■ Work instructions
Copy everything in the listing below word for word, apart from any images.
## start Dataset content
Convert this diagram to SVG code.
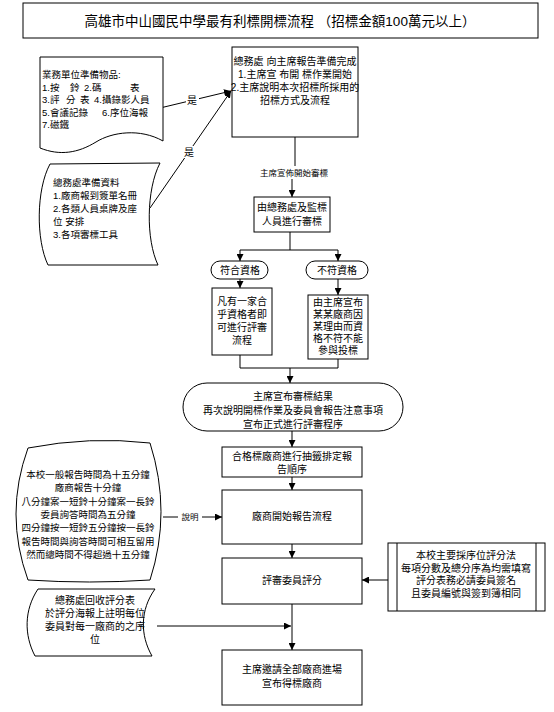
<svg xmlns="http://www.w3.org/2000/svg" width="554" height="712" viewBox="0 0 554 712">
<defs>
<marker id="arr" markerWidth="7" markerHeight="7" refX="7" refY="3.5" orient="auto" markerUnits="userSpaceOnUse"><path d="M0,0 L7,3.5 L0,7 Z" fill="#000"/></marker>
<style>
.b{fill:#fff;stroke:#000;stroke-width:1}
.l{fill:none;stroke:#000;stroke-width:1}
.a{fill:none;stroke:#000;stroke-width:1;marker-end:url(#arr)}
text{font-family:"Liberation Sans","Noto Sans CJK TC",sans-serif;font-size:10px;fill:#000}
.c{text-anchor:middle}
.s{font-size:9.5px}
.lab{font-size:8.5px;text-anchor:middle}
</style>
</defs>
<rect width="554" height="712" fill="#fff"/>
<g id="connectors">
<path class="a" d="M160,108 L231,91"/>
<path class="a" d="M150,208 L231,91"/>
<path class="l" d="M295,137 V166"/>
<path class="a" d="M292,179 V197"/>
<path class="l" d="M290,232 V250 M240,250 H338"/>
<path class="a" d="M240,250 V261"/>
<path class="a" d="M338,250 V261"/>
<path class="a" d="M240,279 V288"/>
<path class="a" d="M338,279 V295"/>
<path class="l" d="M240,355 V368 M338,359 V368 M240,368 H338"/>
<path class="a" d="M290,368 V383"/>
<path class="a" d="M292,431 V447"/>
<path class="a" d="M292,477 V490"/>
<path class="a" d="M292,544 V558"/>
<path class="a" d="M292,604 V650"/>
<path class="a" d="M163,517 H222"/>
<path class="a" d="M388,580 H362"/>
<path class="a" d="M157,626 H291"/>
<rect x="186" y="94" width="13" height="12" fill="#fff"/>
<text class="c" x="192" y="104">是</text>
<rect x="183" y="146" width="13" height="12" fill="#fff"/>
<text class="c" x="189" y="156">是</text>
<text class="lab" x="294" y="176">主席宣佈開始審標</text>
<rect x="178" y="511" width="24" height="12" fill="#fff"/>
<text class="lab" x="190" y="520">說明</text>
</g>
<g id="title">
<rect class="b" x="23" y="3" width="515" height="35"/>
<text class="c" x="280" y="26" style="font-size:13.5px">高雄市中山國民中學最有利標開標流程 （招標金額100萬元以上）</text>
</g>
<g id="doc1">
<path class="b" d="M40,57 H163 V141 C140,128 112,132 96,142 C78,153 60,156 40,148 Z"/>
<text class="s" x="42" y="78">業務單位準備物品:</text>
<text class="s" y="90.5"><tspan x="42">1.按</tspan><tspan x="70">鈴</tspan><tspan x="84">2.碼</tspan><tspan x="130">表</tspan></text>
<text class="s" y="103"><tspan x="42">3.評</tspan><tspan x="66">分</tspan><tspan x="80">表</tspan><tspan x="94">4.攝錄影人員</tspan></text>
<text class="s" y="115.5"><tspan x="42">5.會議記錄</tspan><tspan x="102">6.序位海報</tspan></text>
<text class="s" x="42" y="128">7.磁鐵</text>
</g>
<g id="doc2">
<path class="b" d="M50,164 L160,163 C146,190 146,240 158,265 L48,265 C36,240 36,190 50,164 Z"/>
<text class="s" x="53" y="186">總務處準備資料</text>
<text class="s" x="53" y="199">1.廠商報到簽單名冊</text>
<text class="s" x="53" y="212">2.各類人員桌牌及座</text>
<text class="s" x="53" y="225">位 安排</text>
<text class="s" x="53" y="238">3.各項審標工具</text>
</g>
<g id="report-ready">
<rect class="b" x="232" y="47" width="126" height="90"/>
<text class="c" x="295" y="65">總務處 向主席報告準備完成</text>
<text class="c" x="295" y="78">1.主席宣 布開 標作業開始</text>
<text class="c" x="295" y="91">2.主席說明本次招標所採用的</text>
<text class="c" x="295" y="104">招標方式及流程</text>
</g>
<g id="review">
<rect class="b" x="254" y="197" width="76" height="35"/>
<text class="c" x="292" y="211">由總務處及監標</text>
<text class="c" x="292" y="225">人員進行審標</text>
</g>
<g id="qualified">
<rect class="b" x="211" y="261" width="57" height="18" rx="9"/>
<text class="c" x="240" y="274">符合資格</text>
</g>
<g id="unqualified">
<rect class="b" x="306" y="261" width="62" height="18" rx="9"/>
<text class="c" x="337" y="274">不符資格</text>
</g>
<g id="qualified-note">
<rect class="b" x="212" y="288" width="60" height="67"/>
<text class="c" x="242" y="305">凡有一家合</text>
<text class="c" x="242" y="318">乎資格者即</text>
<text class="c" x="242" y="331">可進行評審</text>
<text class="c" x="242" y="344">流程</text>
</g>
<g id="unqualified-note">
<rect class="b" x="308" y="295" width="60" height="64"/>
<text class="c" x="338" y="306">由主席宣布</text>
<text class="c" x="338" y="318">某某廠商因</text>
<text class="c" x="338" y="330">某理由而資</text>
<text class="c" x="338" y="342">格不符不能</text>
<text class="c" x="338" y="354">參與投標</text>
</g>
<g id="announce">
<rect class="b" x="183" y="383" width="220" height="48" rx="24"/>
<text class="c" x="293" y="400">主席宣布審標結果</text>
<text class="c" x="293" y="414">再次說明開標作業及委員會報告注意事項</text>
<text class="c" x="293" y="428">宣布正式進行評審程序</text>
</g>
<g id="draw-order">
<rect class="b" x="222" y="447" width="140" height="30"/>
<text class="c" x="292" y="460">合格標廠商進行抽籤排定報</text>
<text class="c" x="292" y="473">告順序</text>
</g>
<g id="time-note">
<path class="b" d="M28,448 Q90,436 150,443 Q172,512 150,580 Q90,584 28,580 Q4,514 28,448 Z"/>
<text class="c s" x="88" y="478">本校一般報告時間為十五分鐘</text>
<text class="c s" x="88" y="491">廠商報告十分鐘</text>
<text class="c s" x="88" y="504.5">八分鐘案一短鈴十分鐘案一長鈴</text>
<text class="c s" x="88" y="518">委員詢答時間為五分鐘</text>
<text class="c s" x="88" y="531">四分鐘按一短鈴五分鐘按一長鈴</text>
<text class="c s" x="88" y="544.5">報告時間與詢答時間可相互留用</text>
<text class="c s" x="88" y="558">然而總時間不得超過十五分鐘</text>
</g>
<g id="presentation">
<rect class="b" x="222" y="490" width="140" height="54"/>
<text class="c" x="292" y="520">廠商開始報告流程</text>
</g>
<g id="scoring">
<rect class="b" x="222" y="558" width="140" height="46"/>
<text class="c" x="292" y="584">評審委員評分</text>
</g>
<g id="scoring-rule">
<rect class="b" x="388" y="543" width="157" height="68"/>
<path class="l" d="M397,543 V611 M536,543 V611"/>
<text class="c" x="466" y="559">本校主要採序位評分法</text>
<text class="c" x="466" y="571.5">每項分數及總分序為均需填寫</text>
<text class="c" x="466" y="584">評分表務必請委員簽名</text>
<text class="c" x="466" y="596.5">且委員編號與簽到簿相同</text>
</g>
<g id="collect">
<path class="b" d="M38,589 L155,589 C140,610 140,635 152,656 L35,656 C24,635 24,610 38,589 Z"/>
<text class="c" x="95" y="604">總務處回收評分表</text>
<text class="c" x="95" y="617">於評分海報上註明每位</text>
<text class="c" x="95" y="630">委員對每一廠商的之序</text>
<text class="c" x="95" y="643">位</text>
</g>
<g id="winner">
<rect class="b" x="222" y="650" width="140" height="55"/>
<text class="c" x="292" y="673">主席邀請全部廠商進場</text>
<text class="c" x="292" y="687">宣布得標廠商</text>
</g>
</svg>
## end Dataset content
■ Solved exercise
Convert this diagram to SVG code.
<svg xmlns="http://www.w3.org/2000/svg" width="554" height="712" viewBox="0 0 554 712">
<defs>
<marker id="arr" markerWidth="7" markerHeight="7" refX="7" refY="3.5" orient="auto" markerUnits="userSpaceOnUse"><path d="M0,0 L7,3.5 L0,7 Z" fill="#000"/></marker>
<style>
.b{fill:#fff;stroke:#000;stroke-width:1}
.l{fill:none;stroke:#000;stroke-width:1}
.a{fill:none;stroke:#000;stroke-width:1;marker-end:url(#arr)}
text{font-family:"Liberation Sans","Noto Sans CJK TC",sans-serif;font-size:10px;fill:#000}
.c{text-anchor:middle}
.s{font-size:9.5px}
.lab{font-size:8.5px;text-anchor:middle}
</style>
</defs>
<rect width="554" height="712" fill="#fff"/>
<g id="connectors">
<path class="a" d="M160,108 L231,91"/>
<path class="a" d="M150,208 L231,91"/>
<path class="l" d="M295,137 V166"/>
<path class="a" d="M292,179 V197"/>
<path class="l" d="M290,232 V250 M240,250 H338"/>
<path class="a" d="M240,250 V261"/>
<path class="a" d="M338,250 V261"/>
<path class="a" d="M240,279 V288"/>
<path class="a" d="M338,279 V295"/>
<path class="l" d="M240,355 V368 M338,359 V368 M240,368 H338"/>
<path class="a" d="M290,368 V383"/>
<path class="a" d="M292,431 V447"/>
<path class="a" d="M292,477 V490"/>
<path class="a" d="M292,544 V558"/>
<path class="a" d="M292,604 V650"/>
<path class="a" d="M163,517 H222"/>
<path class="a" d="M388,580 H362"/>
<path class="a" d="M157,626 H291"/>
<rect x="186" y="94" width="13" height="12" fill="#fff"/>
<text class="c" x="192" y="104">是</text>
<rect x="183" y="146" width="13" height="12" fill="#fff"/>
<text class="c" x="189" y="156">是</text>
<text class="lab" x="294" y="176">主席宣佈開始審標</text>
<rect x="178" y="511" width="24" height="12" fill="#fff"/>
<text class="lab" x="190" y="520">說明</text>
</g>
<g id="title">
<rect class="b" x="23" y="3" width="515" height="35"/>
<text class="c" x="280" y="26" style="font-size:13.5px">高雄市中山國民中學最有利標開標流程 （招標金額100萬元以上）</text>
</g>
<g id="doc1">
<path class="b" d="M40,57 H163 V141 C140,128 112,132 96,142 C78,153 60,156 40,148 Z"/>
<text class="s" x="42" y="78">業務單位準備物品:</text>
<text class="s" y="90.5"><tspan x="42">1.按</tspan><tspan x="70">鈴</tspan><tspan x="84">2.碼</tspan><tspan x="130">表</tspan></text>
<text class="s" y="103"><tspan x="42">3.評</tspan><tspan x="66">分</tspan><tspan x="80">表</tspan><tspan x="94">4.攝錄影人員</tspan></text>
<text class="s" y="115.5"><tspan x="42">5.會議記錄</tspan><tspan x="102">6.序位海報</tspan></text>
<text class="s" x="42" y="128">7.磁鐵</text>
</g>
<g id="doc2">
<path class="b" d="M50,164 L160,163 C146,190 146,240 158,265 L48,265 C36,240 36,190 50,164 Z"/>
<text class="s" x="53" y="186">總務處準備資料</text>
<text class="s" x="53" y="199">1.廠商報到簽單名冊</text>
<text class="s" x="53" y="212">2.各類人員桌牌及座</text>
<text class="s" x="53" y="225">位 安排</text>
<text class="s" x="53" y="238">3.各項審標工具</text>
</g>
<g id="report-ready">
<rect class="b" x="232" y="47" width="126" height="90"/>
<text class="c" x="295" y="65">總務處 向主席報告準備完成</text>
<text class="c" x="295" y="78">1.主席宣 布開 標作業開始</text>
<text class="c" x="295" y="91">2.主席說明本次招標所採用的</text>
<text class="c" x="295" y="104">招標方式及流程</text>
</g>
<g id="review">
<rect class="b" x="254" y="197" width="76" height="35"/>
<text class="c" x="292" y="211">由總務處及監標</text>
<text class="c" x="292" y="225">人員進行審標</text>
</g>
<g id="qualified">
<rect class="b" x="211" y="261" width="57" height="18" rx="9"/>
<text class="c" x="240" y="274">符合資格</text>
</g>
<g id="unqualified">
<rect class="b" x="306" y="261" width="62" height="18" rx="9"/>
<text class="c" x="337" y="274">不符資格</text>
</g>
<g id="qualified-note">
<rect class="b" x="212" y="288" width="60" height="67"/>
<text class="c" x="242" y="305">凡有一家合</text>
<text class="c" x="242" y="318">乎資格者即</text>
<text class="c" x="242" y="331">可進行評審</text>
<text class="c" x="242" y="344">流程</text>
</g>
<g id="unqualified-note">
<rect class="b" x="308" y="295" width="60" height="64"/>
<text class="c" x="338" y="306">由主席宣布</text>
<text class="c" x="338" y="318">某某廠商因</text>
<text class="c" x="338" y="330">某理由而資</text>
<text class="c" x="338" y="342">格不符不能</text>
<text class="c" x="338" y="354">參與投標</text>
</g>
<g id="announce">
<rect class="b" x="183" y="383" width="220" height="48" rx="24"/>
<text class="c" x="293" y="400">主席宣布審標結果</text>
<text class="c" x="293" y="414">再次說明開標作業及委員會報告注意事項</text>
<text class="c" x="293" y="428">宣布正式進行評審程序</text>
</g>
<g id="draw-order">
<rect class="b" x="222" y="447" width="140" height="30"/>
<text class="c" x="292" y="460">合格標廠商進行抽籤排定報</text>
<text class="c" x="292" y="473">告順序</text>
</g>
<g id="time-note">
<path class="b" d="M28,448 Q90,436 150,443 Q172,512 150,580 Q90,584 28,580 Q4,514 28,448 Z"/>
<text class="c s" x="88" y="478">本校一般報告時間為十五分鐘</text>
<text class="c s" x="88" y="491">廠商報告十分鐘</text>
<text class="c s" x="88" y="504.5">八分鐘案一短鈴十分鐘案一長鈴</text>
<text class="c s" x="88" y="518">委員詢答時間為五分鐘</text>
<text class="c s" x="88" y="531">四分鐘按一短鈴五分鐘按一長鈴</text>
<text class="c s" x="88" y="544.5">報告時間與詢答時間可相互留用</text>
<text class="c s" x="88" y="558">然而總時間不得超過十五分鐘</text>
</g>
<g id="presentation">
<rect class="b" x="222" y="490" width="140" height="54"/>
<text class="c" x="292" y="520">廠商開始報告流程</text>
</g>
<g id="scoring">
<rect class="b" x="222" y="558" width="140" height="46"/>
<text class="c" x="292" y="584">評審委員評分</text>
</g>
<g id="scoring-rule">
<rect class="b" x="388" y="543" width="157" height="68"/>
<path class="l" d="M397,543 V611 M536,543 V611"/>
<text class="c" x="466" y="559">本校主要採序位評分法</text>
<text class="c" x="466" y="571.5">每項分數及總分序為均需填寫</text>
<text class="c" x="466" y="584">評分表務必請委員簽名</text>
<text class="c" x="466" y="596.5">且委員編號與簽到簿相同</text>
</g>
<g id="collect">
<path class="b" d="M38,589 L155,589 C140,610 140,635 152,656 L35,656 C24,635 24,610 38,589 Z"/>
<text class="c" x="95" y="604">總務處回收評分表</text>
<text class="c" x="95" y="617">於評分海報上註明每位</text>
<text class="c" x="95" y="630">委員對每一廠商的之序</text>
<text class="c" x="95" y="643">位</text>
</g>
<g id="winner">
<rect class="b" x="222" y="650" width="140" height="55"/>
<text class="c" x="292" y="673">主席邀請全部廠商進場</text>
<text class="c" x="292" y="687">宣布得標廠商</text>
</g>
</svg>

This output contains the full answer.